Une batterie d’informations éparpillées sur les sites des différentes sociétés

Lorsque « cela s'avère pertinent », chaque entreprise concernée par ce dispositif sera tenue de faire la lumière sur les incidences de son activité, tant sur un plan social et environnemental qu’en matière de respect des droits de l'homme et de la lutte contre la corruption.

Les informations devant être dévoilées sont ainsi assez vastes : « les conséquences sur le changement climatique de l'activité de la société et de l'usage des biens et services qu'elle produit ; ses engagements sociétaux en faveur du développement durable, de l'économie circulaire, de la lutte contre le gaspillage alimentaire ; les accords collectifs conclus dans l'entreprise et leurs impacts sur la performance économique de l'entreprise ainsi que sur les conditions de travail des salariés ; les actions visant à lutter contre les discriminations et promouvoir les diversités » (voir le détail à l’article 2 du décret).

décret informations extra-financières

Exemple d'informations devant être publiées en vertu du décret

Un véritable chemin de croix

Chaque déclaration devra être mise à la « libre disposition du public » et rendue « aisément accessible sur le site Internet de la société dans un délai de huit mois à compter de la clôture de l'exercice ». Passé cinq ans, l’entreprise ayant élaboré le document pourra le faire disparaître de ses serveurs.

Même si les grands groupes sont enjoints à mettre en parallèle « les données observées au cours de l'exercice clos et, le cas échéant, au cours de l'exercice précédent, de façon à permettre une comparaison entre ces données », force est de constater que le moindre petit exercice de mise en perspective risque de tourner rapidement au parcours du combattant.

Et pour cause. Il n’est pas prévu de publication de données au format ouvert et librement réutilisables, mais la simple diffusion d’informations présentées selon le souhait de chaque entreprise. On peut ainsi imaginer que certains s’amuseront à scanner un rapport de façon à ce qu’il soit encore plus difficile d’en extraire des données...

Difficile - pour ne pas dire impossible - dans ces conditions de se lancer dans une comparaison, d’autant qu’il faudra aller chercher chaque déclaration sur le site de chaque entreprise... L’association Regards Citoyens, qui milite pour une meilleure diffusion de l’information publique, avait ainsi eu l’occasion de pointer du doigt le manque de transparence de certains grands groupes, « peu coopératifs car ils savent les conséquences que ça a sur l'opinion publique ».
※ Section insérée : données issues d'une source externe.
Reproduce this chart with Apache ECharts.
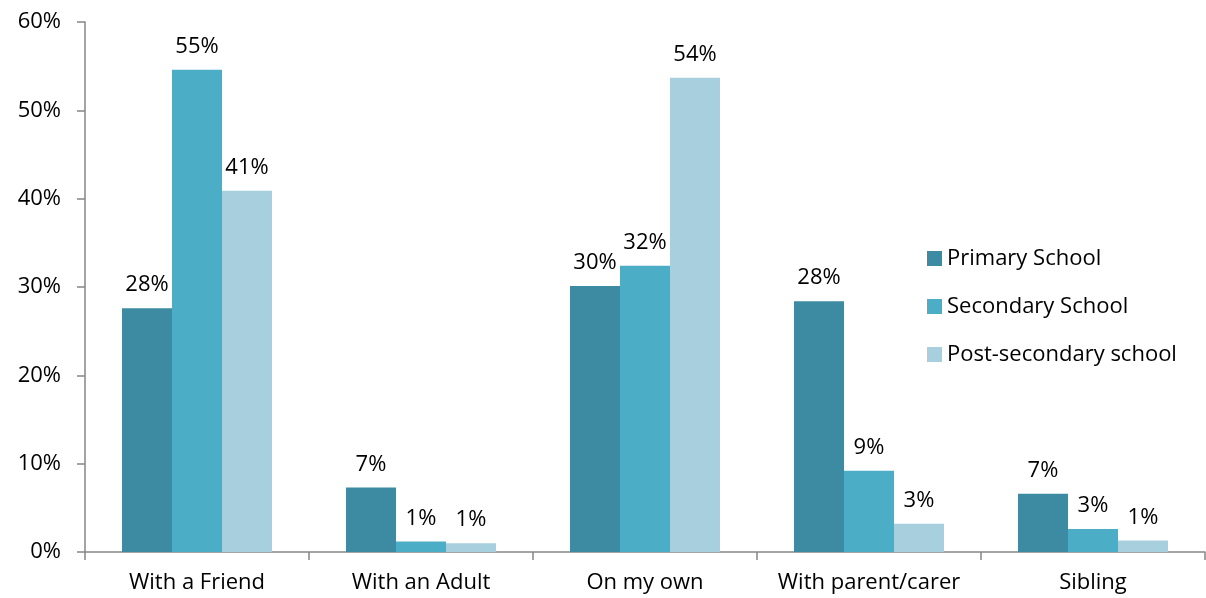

Si jamais une entreprise ne se pliait pas à ces nouvelles obligations, « toute personne intéressée » pourrait demander à la justice d’ordonner, éventuellement sous astreinte, la communication de la déclaration d’informations extra-financières manquant à l’appel.

À quand la transparence sur les données financières ?

Les regards se tournent désormais vers Bruxelles, où la Commission européenne porte depuis l’année dernière un projet de directive censé imposer la transparence sur les données financières des grandes multinationales qui disposent d’au moins une filiale sur le Vieux continent (voir notre article).

La France a failli prendre les devants sur ce texte, puisque la précédente majorité avait voulu contraindre, au travers du projet de loi « Égalité et citoyenneté », les sociétés au chiffre d’affaires supérieur à 750 millions d’euros à mettre en ligne chaque année un rapport contenant des informations relatives à leur nombre de salariés, leur chiffre d’affaires net, le montant de l’impôt sur les bénéfices acquitté, etc. Le tout pays par pays, et « dans un format de données ouvertes, gratuites, centralisées et accessibles au public ».

Le Conseil constitutionnel a toutefois retoqué ce dispositif prévu pour entrer en application dès 2018. Tout en reconnaissant que le législateur avait voulu, « par une mesure de transparence, éviter la délocalisation des bases taxables afin de lutter contre la fraude et l'évasion fiscales » (objectif de « valeur constitutionnelle » selon les « Sages »), le juge a estimé que l’atteinte à la liberté d’entreprendre était malgré tout « manifestement disproportionnée au regard de l'objectif poursuivi ». Une interprétation qui avait choqué de nombreuses associations luttant contre la corruption.